Question: : The most suitable property for molecular weight determination of polymers is: A.Osmotic pressure...

Question

: The most suitable property for molecular weight determination of polymers is:
A.Osmotic pressure
B.Lowering of vapour pressure
C.Elevation in boiling point
D.Depression in freezing point

Answer 1

Solution

To answer this question, you should recall the concept of osmotic pressure as well the basic points of colligative properties with its various examples. The property which works in highly diluted solutions is suitable for determining molecular weight.

Complete step by step answer:
A colligative property is a property of a solution that is dependent on the ratio between the total number of solute particles (in the solution) to the total number of solvent particles.
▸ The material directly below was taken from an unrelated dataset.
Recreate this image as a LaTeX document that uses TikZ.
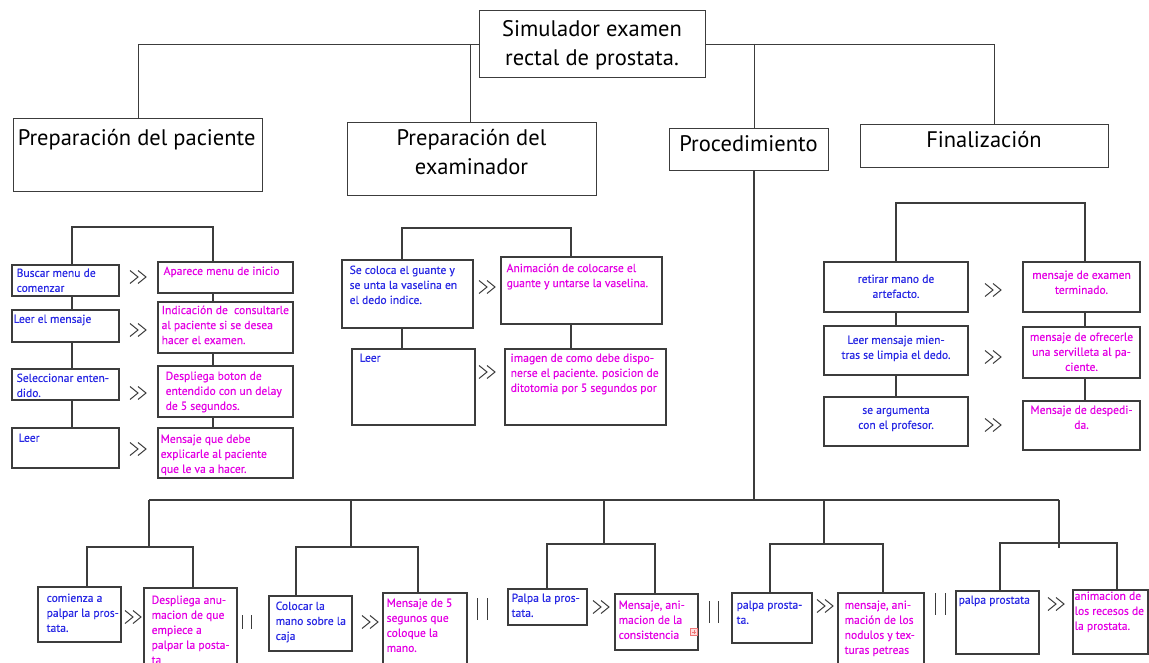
\documentclass[tikz,border=0pt]{standalone}
\usepackage{fontspec}
\setmainfont{PT Sans}
\newfontfamily\boxfont[FakeBold=0.35]{PT Sans}
\usetikzlibrary{fit}
\definecolor{tblue}{RGB}{40,40,228}
\definecolor{tmag}{RGB}{228,0,228}
\definecolor{lgray}{RGB}{60,60,60}
\definecolor{iconred}{RGB}{240,120,120}
\definecolor{iconfill}{RGB}{255,222,222}
\tikzset{
  boxst/.style={draw=lgray, line width=1.1pt, fill=white, inner sep=0pt},
  hdrbox/.style={draw=lgray, line width=0.9pt, fill=white, inner sep=0pt},
  link/.style={draw=lgray, line width=1.2pt},
  thinlink/.style={draw=lgray, line width=0.8pt},
  bt/.style={text=tblue, font=\boxfont\fontsize{11.6}{15}\selectfont, align=left, inner sep=0pt, anchor=north west},
  mt/.style={text=tmag, font=\boxfont\fontsize{11.6}{15}\selectfont, align=left, inner sep=0pt, anchor=north west},
  hdr/.style={font=\fontsize{22.5}{29}\selectfont, text=black, inner sep=0pt, align=center, anchor=north},
  chevst/.style={draw=lgray, line width=1pt},
}
\newcommand\mybox[5]{\node[boxst, fit={(#2,#3)(#4,#5)}] (#1) {};}
\newcommand\myhbox[5]{\node[hdrbox, fit={(#2,#3)(#4,#5)}] (#1) {};}
\newcommand\txtnw[5]{\node[#1] (#2-t) at ([xshift=#3pt,yshift=-#4pt]#2.north west) {#5};}
\newcommand\txtc[4]{\node[#1, align=center, anchor=north] (#2-t) at ([yshift=-#3pt]#2.north) {#4};}
\newcommand\chevs[2]{\draw[chevst] (#1-8,#2-6.5) -- (#1,#2) -- (#1-8,#2+6.5) (#1,#2-6.5) -- (#1+8,#2) -- (#1,#2+6.5);}
\newcommand\bars[4]{\draw[chevst] (#1,#3) -- (#1,#4) (#2,#3) -- (#2,#4);}
\begin{document}
\begin{tikzpicture}[x=1pt, y=-1pt]
\clip (0,0) rectangle (1149,663);
\fill[white] (0,0) rectangle (1149,663);

% ---------- header boxes ----------
\myhbox{H1}{13}{118}{262}{191}
\myhbox{H2}{347}{122}{596}{195}
\myhbox{H3}{669}{128}{828}{170}
\myhbox{H4}{860}{124}{1108}{167}

\coordinate (tl) at (138,44);
\coordinate (tr) at (994,44);
\coordinate (t2) at (470,44);
\coordinate (t3) at (754,44);
\draw[thinlink] (tl |- H1.north) -- (tl) -- (tr) -- (tr |- H4.north);
\draw[thinlink] (t2) -- (t2 |- H2.north);
\draw[thinlink] (t3) -- (t3 |- H3.north);

\myhbox{H0}{479}{10}{705}{77}
\node[hdr] (H0-t) at ([yshift=-11pt]H0.north) {Simulador examen\\rectal de prostata.};
\node[hdr, anchor=north west] (H1-t) at ([xshift=5pt,yshift=-12pt]H1.north west) {Preparación del paciente};
\node[hdr] (H2-t) at ([yshift=-8pt]H2.north) {Preparación del\\examinador};
\node[hdr] (H3-t) at ([yshift=-8pt]H3.north) {Procedimiento};
\node[hdr] (H4-t) at ([yshift=-8pt]H4.north) {Finalización};

% ---------- left column ----------
\mybox{L1}{12}{265}{119}{296}
\mybox{L2}{12}{310}{119}{342}
\mybox{L3}{12}{369}{119}{400}
\mybox{L4}{12}{428}{119}{468}
\mybox{R1}{158}{262}{293}{293}
\mybox{R2}{158}{302}{293}{353}
\mybox{R3}{158}{366}{293}{417}
\mybox{R4}{158}{428}{293}{478}
\coordinate (lbl) at (72,227);
\coordinate (lbr) at (213,227);
\draw[link] (lbl |- L1.north) -- (lbl) -- (lbr) -- (lbr |- R1.north);
\draw[link] (lbl |- L1.south) -- (lbl |- L2.north);
\draw[link] (lbl |- L2.south) -- (lbl |- L3.north);
\draw[link] (lbl |- L3.south) -- (lbl |- L4.north);
\draw[link] (lbr |- R1.south) -- (lbr |- R2.north);
\draw[link] (lbr |- R2.south) -- (lbr |- R3.north);
\draw[link] (lbr |- R3.south) -- (lbr |- R4.north);
\txtnw{bt}{L1}{5}{4}{Buscar menu de\\comenzar}
\txtnw{bt}{L2}{2}{5}{Leer el mensaje}
\txtnw{bt}{L3}{5}{5}{Seleccionar enten-\\dido.}
\txtnw{bt}{L4}{7}{6}{Leer}
\txtnw{mt}{R1}{6}{5}{Aparece menu de inicio}
\txtnw{mt}{R2}{4}{4}{Indicación de \ consultarle\\al paciente si se desea\\hacer el examen.}
\txtnw{mt}{R3}{8}{6}{Despliega boton de\\entendido con un delay\\de 5 segundos.}
\txtnw{mt}{R4}{3}{7}{Mensaje que debe\\explicarle al paciente\\que le va a hacer.}
\chevs{138}{277}
\chevs{138}{330}
\chevs{138}{393}
\chevs{138}{449}

% ---------- middle column ----------
\mybox{M1}{342}{260}{473}{328}
\mybox{M2}{501}{257}{662}{324}
\mybox{M3}{352}{349}{475}{425}
\mybox{M4}{505}{349}{666}{425}
\coordinate (mbl) at (402,228);
\coordinate (mbr) at (571,228);
\draw[link] (mbl |- M1.north) -- (mbl) -- (mbr) -- (mbr |- M2.north);
\draw[link] (mbl |- M1.south) -- (mbl |- M3.north);
\draw[link] (mbr |- M2.south) -- (mbr |- M4.north);
\txtnw{bt}{M1}{8}{6}{Se coloca el guante y\\se unta la vaselina en\\el dedo indice.}
\txtnw{mt}{M2}{6}{7}{Animación de colocarse el\\guante y untarse la vaselina.}
\txtnw{bt}{M3}{8}{5}{Leer}
\txtnw{mt}{M4}{6}{5}{imagen de como debe dispo-\\nerse el paciente. posicion de\\ditotomia por 5 segundos por}
\chevs{487}{287}
\chevs{487}{372}

% ---------- right column ----------
\mybox{F1}{824}{262}{968}{312}
\mybox{F2}{824}{326}{968}{375}
\mybox{F3}{824}{397}{968}{446}
\mybox{F4}{1023}{262}{1140}{312}
\mybox{F5}{1023}{327}{1140}{378}
\mybox{F6}{1023}{401}{1140}{450}
\coordinate (fbl) at (896,203);
\coordinate (fbr) at (1085,203);
\draw[link] (fbl |- F1.north) -- (fbl) -- (fbr) -- (fbr |- F4.north);
\draw[link] (fbl |- F1.south) -- (fbl |- F2.north);
\draw[link] (fbl |- F2.south) -- (fbl |- F3.north);
\draw[link] (fbr |- F4.south) -- (fbr |- F5.north);
\draw[link] (fbr |- F5.south) -- (fbr |- F6.north);
\txtc{bt}{F1}{13}{retirar mano de\\artefacto.}
\txtc{bt}{F2}{10}{Leer mensaje mien-\\tras se limpia el dedo.}
\txtc{bt}{F3}{10}{se argumenta\\con el profesor.}
\txtc{mt}{F4}{9}{mensaje de examen\\terminado.}
\txtc{mt}{F5}{6}{mensaje de ofrecerle\\una servilleta al pa-\\ciente.}
\txtc{mt}{F6}{5}{Mensaje de despedi-\\da.}
\chevs{993}{290}
\chevs{993}{357}
\chevs{993}{425}

% ---------- bottom row ----------
\mybox{B1}{38}{587}{121}{642}
\mybox{B2}{144}{588}{237}{680}
\mybox{B3}{269}{596}{352}{651}
\mybox{B4}{383}{593}{467}{680}
\mybox{B5}{508}{589}{587}{625}
\mybox{B6}{615}{594}{698}{650}
\mybox{B7}{732}{593}{812}{643}
\mybox{B8}{838}{593}{924}{680}
\mybox{B9}{956}{591}{1039}{654}
\mybox{B10}{1073}{590}{1148}{654}

\coordinate (pb) at (754,500);
\coordinate (bl) at (149,500);
\coordinate (br) at (1059,500);
\draw[link] (pb |- H3.south) -- (pb);
\draw[link] (bl) -- (br);

\coordinate (g1) at (149,500);
\coordinate (g1l) at (87,547);
\coordinate (g1r) at (193,547);
\draw[link] (g1) -- (g1 |- g1l);
\draw[link] (g1l |- B1.north) -- (g1l) -- (g1r) -- (g1r |- B2.north);

\coordinate (g2) at (351,500);
\coordinate (g2l) at (296,547);
\coordinate (g2r) at (418,547);
\draw[link] (g2) -- (g2 |- g2l);
\draw[link] (g2l |- B3.north) -- (g2l) -- (g2r) -- (g2r |- B4.north);

\coordinate (g3) at (604,500);
\coordinate (g3l) at (547,544);
\coordinate (g3r) at (655,544);
\draw[link] (g3) -- (g3 |- g3l);
\draw[link] (g3l |- B5.north) -- (g3l) -- (g3r) -- (g3r |- B6.north);

\coordinate (g4) at (824,500);
\coordinate (g4l) at (770,544);
\coordinate (g4r) at (883,544);
\draw[link] (g4) -- (g4 |- g4l);
\draw[link] (g4l |- B7.north) -- (g4l) -- (g4r) -- (g4r |- B8.north);

\coordinate (g5) at (1059,500);
\coordinate (g5e) at (1059,548);
\coordinate (g5l) at (1000,543);
\coordinate (g5r) at (1117,543);
\draw[link] (g5) -- (g5e);
\draw[link] (g5l |- B9.north) -- (g5l) -- (g5r) -- (g5r |- B10.north);

\txtnw{bt}{B1}{9}{7}{comienza a\\palpar la pros-\\tata.}
\txtnw{mt}{B2}{8}{8}{Despliega anu-\\macion de que\\empiece a\\palpar la posta-\\ta}
\txtnw{bt}{B3}{7}{6}{Colocar la\\mano sobre la\\caja}
\txtnw{mt}{B4}{4}{6}{Mensaje de 5\\segunos que\\coloque la\\mano.}
\txtnw{bt}{B5}{4}{5}{Palpa la pros-\\tata.}
\txtnw{mt}{B6}{4}{7}{Mensaje, ani-\\macion de la\\consistencia}
\txtnw{bt}{B7}{5}{8}{palpa prosta-\\ta.}
\txtnw{mt}{B8}{7}{8}{mensaje, ani-\\mación de los\\nodulos y tex-\\turas petreas}
\txtnw{bt}{B9}{3}{5}{palpa prostata}
\txtnw{mt}{B10}{2}{2}{animacion de\\los recesos de\\la prostata.}

\chevs{133}{617}
\chevs{370}{622}
\chevs{601}{607}
\chevs{825}{606}
\chevs{1056}{604}
\bars{242}{251}{615}{629}
\bars{477}{487}{598}{620}
\bars{709}{718}{601}{623}
\bars{935}{945}{593}{615}

\node[draw=iconred, fill=iconfill, line width=0.6pt, minimum size=7pt, inner sep=0pt] (icon) at (694,632) {};
\draw[iconred, line width=0.7pt] ([xshift=-2pt]icon.center) -- ([xshift=2pt]icon.center);
\draw[iconred, line width=0.7pt] ([yshift=-2pt]icon.center) -- ([yshift=2pt]icon.center);
\end{tikzpicture}
\end{document}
Colligative properties are not dependent on the chemical nature of the solution’s components. Thus, colligative properties can be linked to several quantities that express the concentration of a solution, such as molarity, normality, and molality. The four colligative properties that can be exhibited by a solution are:
Boiling point elevation
Freezing point depression
Relative lowering of vapour pressure
Osmotic pressure
The expression for osmotic pressure can be given by $\Pi = iCRT$ where
$\Pi$ = Osmotic pressure, $i$ = Van’t Hoff Factor, $C$ = concentration, $R$ = Universal gas constant and $T$ = Temperature.
As compared to other colligative properties, its magnitude is large even for very dilute solutions. The technique of osmotic pressure for determination of the molar mass of solutes is particularly useful for biomolecules as they are generally not stable at high temperatures and polymers have poor solubility.

Hence, the correct option is option A.

Note:
The Van’t Hoff factor which is an important aspect of colligative properties is defined as the ratio of the concentration of particles formed when a substance is dissolved to the concentration of the substance by mass. In the case of non-electrolytic substances which do not dissociate in water, the value of $i$ is generally 1. But in the case of ionic substances, due to dissociation, the value of $i$ is equal to the total number of ions present in one formula unit of the substance.